__Data segment__
----------------------------------------

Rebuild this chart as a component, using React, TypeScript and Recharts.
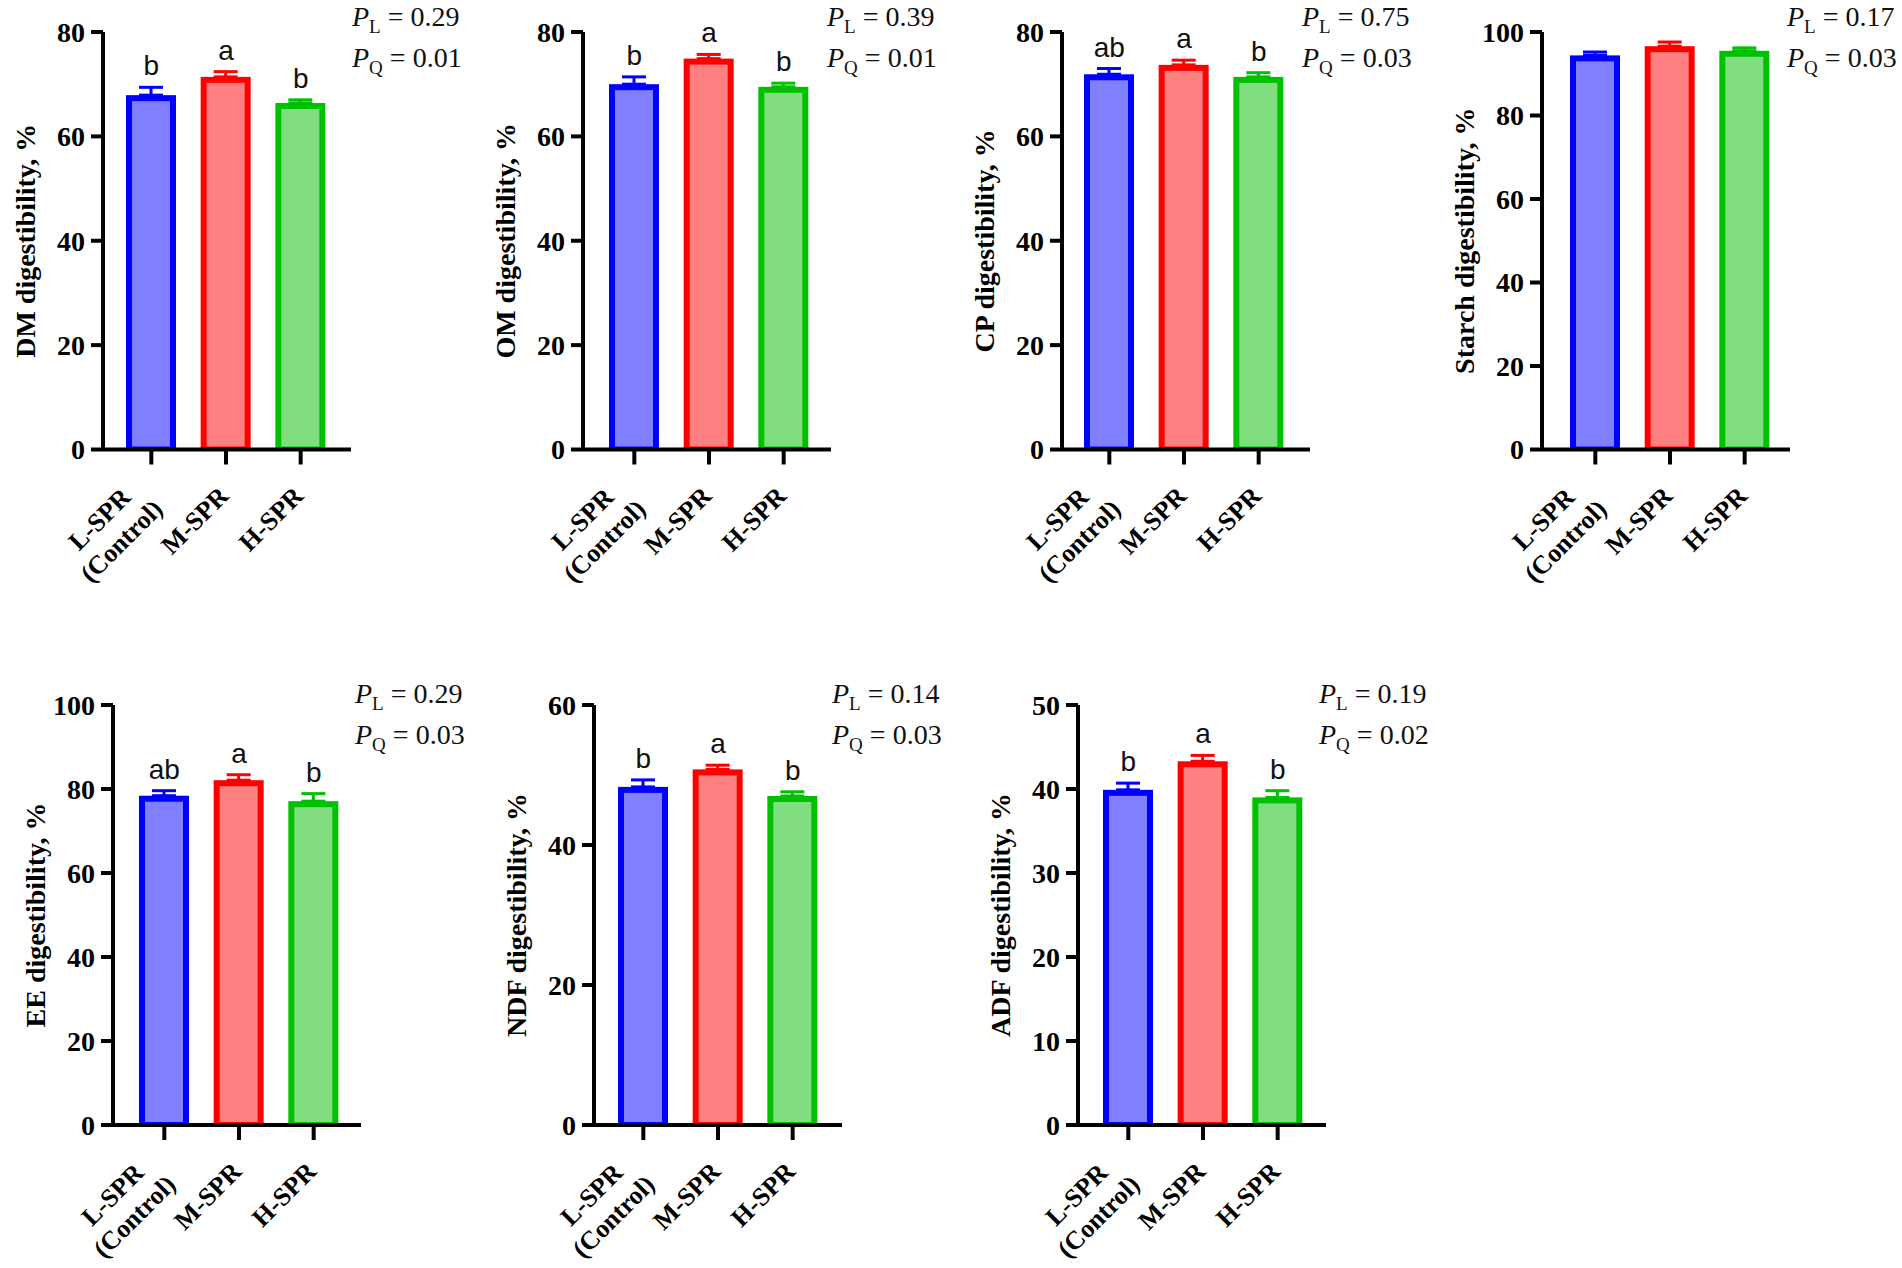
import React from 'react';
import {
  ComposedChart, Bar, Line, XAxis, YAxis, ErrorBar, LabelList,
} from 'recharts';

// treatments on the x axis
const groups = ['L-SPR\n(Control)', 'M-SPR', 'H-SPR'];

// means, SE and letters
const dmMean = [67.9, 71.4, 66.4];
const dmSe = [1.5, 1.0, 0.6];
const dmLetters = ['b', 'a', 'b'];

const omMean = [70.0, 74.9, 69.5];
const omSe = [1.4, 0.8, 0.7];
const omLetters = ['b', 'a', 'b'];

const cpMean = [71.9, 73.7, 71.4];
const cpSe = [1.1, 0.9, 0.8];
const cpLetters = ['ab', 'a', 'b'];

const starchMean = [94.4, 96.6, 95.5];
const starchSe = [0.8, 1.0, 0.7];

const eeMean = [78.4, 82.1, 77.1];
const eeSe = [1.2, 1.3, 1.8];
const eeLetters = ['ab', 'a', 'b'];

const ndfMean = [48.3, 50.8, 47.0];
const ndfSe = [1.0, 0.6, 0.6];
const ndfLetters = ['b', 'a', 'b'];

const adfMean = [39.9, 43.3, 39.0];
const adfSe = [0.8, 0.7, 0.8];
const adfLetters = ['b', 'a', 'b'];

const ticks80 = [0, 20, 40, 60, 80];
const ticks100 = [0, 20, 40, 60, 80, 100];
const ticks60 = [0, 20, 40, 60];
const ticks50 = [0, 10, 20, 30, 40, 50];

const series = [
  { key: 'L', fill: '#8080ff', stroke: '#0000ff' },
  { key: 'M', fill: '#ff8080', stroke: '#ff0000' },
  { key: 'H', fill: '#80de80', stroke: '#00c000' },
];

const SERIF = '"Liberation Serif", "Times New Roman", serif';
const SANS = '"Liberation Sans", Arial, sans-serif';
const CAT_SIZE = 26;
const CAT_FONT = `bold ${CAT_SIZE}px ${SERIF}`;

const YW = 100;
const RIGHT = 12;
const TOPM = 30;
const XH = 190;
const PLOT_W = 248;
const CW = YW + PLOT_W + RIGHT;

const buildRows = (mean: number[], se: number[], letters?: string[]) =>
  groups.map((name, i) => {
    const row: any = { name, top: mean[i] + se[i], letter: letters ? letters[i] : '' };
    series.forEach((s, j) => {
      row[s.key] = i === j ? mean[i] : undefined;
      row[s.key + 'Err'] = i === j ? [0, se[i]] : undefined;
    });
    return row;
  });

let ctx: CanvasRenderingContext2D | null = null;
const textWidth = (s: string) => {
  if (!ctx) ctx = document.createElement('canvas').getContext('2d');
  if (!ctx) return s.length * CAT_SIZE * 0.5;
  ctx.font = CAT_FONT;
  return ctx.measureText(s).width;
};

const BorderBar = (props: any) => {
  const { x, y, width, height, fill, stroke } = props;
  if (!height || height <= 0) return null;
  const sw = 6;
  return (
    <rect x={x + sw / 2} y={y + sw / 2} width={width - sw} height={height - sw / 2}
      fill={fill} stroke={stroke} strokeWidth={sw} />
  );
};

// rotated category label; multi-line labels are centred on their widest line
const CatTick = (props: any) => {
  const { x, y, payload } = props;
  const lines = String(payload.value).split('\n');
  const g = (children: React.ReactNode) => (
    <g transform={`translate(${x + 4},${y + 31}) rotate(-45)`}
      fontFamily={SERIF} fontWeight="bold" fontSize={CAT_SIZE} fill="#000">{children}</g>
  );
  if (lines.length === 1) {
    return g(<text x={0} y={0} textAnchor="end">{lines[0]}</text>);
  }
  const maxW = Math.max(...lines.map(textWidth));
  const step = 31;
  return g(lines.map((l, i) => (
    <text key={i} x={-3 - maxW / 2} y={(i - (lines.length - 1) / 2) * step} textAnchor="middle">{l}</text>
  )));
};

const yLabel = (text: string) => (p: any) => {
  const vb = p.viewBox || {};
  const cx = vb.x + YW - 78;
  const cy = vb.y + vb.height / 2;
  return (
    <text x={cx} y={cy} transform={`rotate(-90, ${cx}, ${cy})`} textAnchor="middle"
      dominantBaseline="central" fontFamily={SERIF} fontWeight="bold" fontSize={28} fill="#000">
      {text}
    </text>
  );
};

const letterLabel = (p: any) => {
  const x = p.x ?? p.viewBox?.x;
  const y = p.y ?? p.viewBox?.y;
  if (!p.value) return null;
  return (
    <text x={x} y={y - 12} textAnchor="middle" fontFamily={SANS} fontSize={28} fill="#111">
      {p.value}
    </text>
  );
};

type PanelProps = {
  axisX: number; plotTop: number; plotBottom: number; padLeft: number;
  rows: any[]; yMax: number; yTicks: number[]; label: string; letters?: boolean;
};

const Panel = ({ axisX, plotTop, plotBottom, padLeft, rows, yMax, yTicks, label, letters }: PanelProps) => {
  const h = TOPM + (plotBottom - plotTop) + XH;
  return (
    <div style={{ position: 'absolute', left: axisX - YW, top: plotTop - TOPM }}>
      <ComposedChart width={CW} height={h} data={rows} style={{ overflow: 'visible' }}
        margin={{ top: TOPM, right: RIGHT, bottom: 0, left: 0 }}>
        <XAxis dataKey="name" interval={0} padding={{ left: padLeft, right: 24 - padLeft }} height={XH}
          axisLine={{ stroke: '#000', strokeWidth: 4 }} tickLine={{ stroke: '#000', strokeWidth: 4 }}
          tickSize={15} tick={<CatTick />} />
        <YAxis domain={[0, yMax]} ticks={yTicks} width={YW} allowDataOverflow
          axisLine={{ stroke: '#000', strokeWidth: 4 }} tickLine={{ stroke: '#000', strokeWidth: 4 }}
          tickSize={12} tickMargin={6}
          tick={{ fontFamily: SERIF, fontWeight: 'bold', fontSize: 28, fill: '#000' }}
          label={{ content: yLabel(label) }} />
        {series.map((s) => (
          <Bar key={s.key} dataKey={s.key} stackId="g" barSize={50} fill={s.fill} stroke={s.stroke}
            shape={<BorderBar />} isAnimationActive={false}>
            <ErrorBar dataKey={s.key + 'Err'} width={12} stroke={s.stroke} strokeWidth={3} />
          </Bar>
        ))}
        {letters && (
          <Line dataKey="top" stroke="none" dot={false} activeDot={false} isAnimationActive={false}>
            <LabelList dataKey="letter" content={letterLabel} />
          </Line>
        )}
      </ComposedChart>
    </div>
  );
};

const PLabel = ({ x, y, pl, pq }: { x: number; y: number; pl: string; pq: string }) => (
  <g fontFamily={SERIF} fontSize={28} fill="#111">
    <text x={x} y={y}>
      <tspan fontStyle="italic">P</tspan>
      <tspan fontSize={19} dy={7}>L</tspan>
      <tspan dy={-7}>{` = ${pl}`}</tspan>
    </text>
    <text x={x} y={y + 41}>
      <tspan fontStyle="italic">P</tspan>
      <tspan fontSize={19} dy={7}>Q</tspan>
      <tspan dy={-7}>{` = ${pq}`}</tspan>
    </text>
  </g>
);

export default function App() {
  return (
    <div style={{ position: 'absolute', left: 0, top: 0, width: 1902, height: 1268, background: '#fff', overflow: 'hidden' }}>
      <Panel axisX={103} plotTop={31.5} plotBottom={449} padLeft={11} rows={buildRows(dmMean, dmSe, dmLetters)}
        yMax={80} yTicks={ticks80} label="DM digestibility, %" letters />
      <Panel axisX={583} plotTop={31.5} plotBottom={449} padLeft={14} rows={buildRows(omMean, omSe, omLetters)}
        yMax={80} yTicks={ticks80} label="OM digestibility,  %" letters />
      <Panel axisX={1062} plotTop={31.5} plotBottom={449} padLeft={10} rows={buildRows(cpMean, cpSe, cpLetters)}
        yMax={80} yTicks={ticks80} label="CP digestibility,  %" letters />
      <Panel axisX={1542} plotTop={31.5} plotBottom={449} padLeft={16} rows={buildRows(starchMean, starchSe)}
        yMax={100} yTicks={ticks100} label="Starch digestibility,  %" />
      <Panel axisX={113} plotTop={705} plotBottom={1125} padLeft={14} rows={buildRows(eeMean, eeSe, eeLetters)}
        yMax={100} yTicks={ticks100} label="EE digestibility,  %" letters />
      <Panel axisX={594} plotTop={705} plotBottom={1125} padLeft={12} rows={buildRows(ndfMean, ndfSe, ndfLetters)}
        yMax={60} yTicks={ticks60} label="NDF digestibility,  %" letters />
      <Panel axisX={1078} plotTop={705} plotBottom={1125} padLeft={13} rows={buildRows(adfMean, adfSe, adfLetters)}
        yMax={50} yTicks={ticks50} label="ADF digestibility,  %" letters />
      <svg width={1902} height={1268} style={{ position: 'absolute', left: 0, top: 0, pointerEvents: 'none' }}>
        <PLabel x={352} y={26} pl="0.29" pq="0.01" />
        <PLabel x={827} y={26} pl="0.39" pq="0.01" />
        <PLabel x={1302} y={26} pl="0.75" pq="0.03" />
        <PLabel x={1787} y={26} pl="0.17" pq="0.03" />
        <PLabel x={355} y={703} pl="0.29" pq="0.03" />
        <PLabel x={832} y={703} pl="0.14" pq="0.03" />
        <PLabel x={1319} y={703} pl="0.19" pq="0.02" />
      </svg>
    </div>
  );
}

----------------------------------------

__Your instructions__
Exactly as written, please give again the lines from the beginning of the listing through the line containing "const eeLetters = ['ab', 'a', 'b'];", inclusive, without any pictures.

__Result of this task__
Rebuild this chart as a component, using React, TypeScript and Recharts.
import React from 'react';
import {
  ComposedChart, Bar, Line, XAxis, YAxis, ErrorBar, LabelList,
} from 'recharts';

// treatments on the x axis
const groups = ['L-SPR\n(Control)', 'M-SPR', 'H-SPR'];

// means, SE and letters
const dmMean = [67.9, 71.4, 66.4];
const dmSe = [1.5, 1.0, 0.6];
const dmLetters = ['b', 'a', 'b'];

const omMean = [70.0, 74.9, 69.5];
const omSe = [1.4, 0.8, 0.7];
const omLetters = ['b', 'a', 'b'];

const cpMean = [71.9, 73.7, 71.4];
const cpSe = [1.1, 0.9, 0.8];
const cpLetters = ['ab', 'a', 'b'];

const starchMean = [94.4, 96.6, 95.5];
const starchSe = [0.8, 1.0, 0.7];

const eeMean = [78.4, 82.1, 77.1];
const eeSe = [1.2, 1.3, 1.8];
const eeLetters = ['ab', 'a', 'b'];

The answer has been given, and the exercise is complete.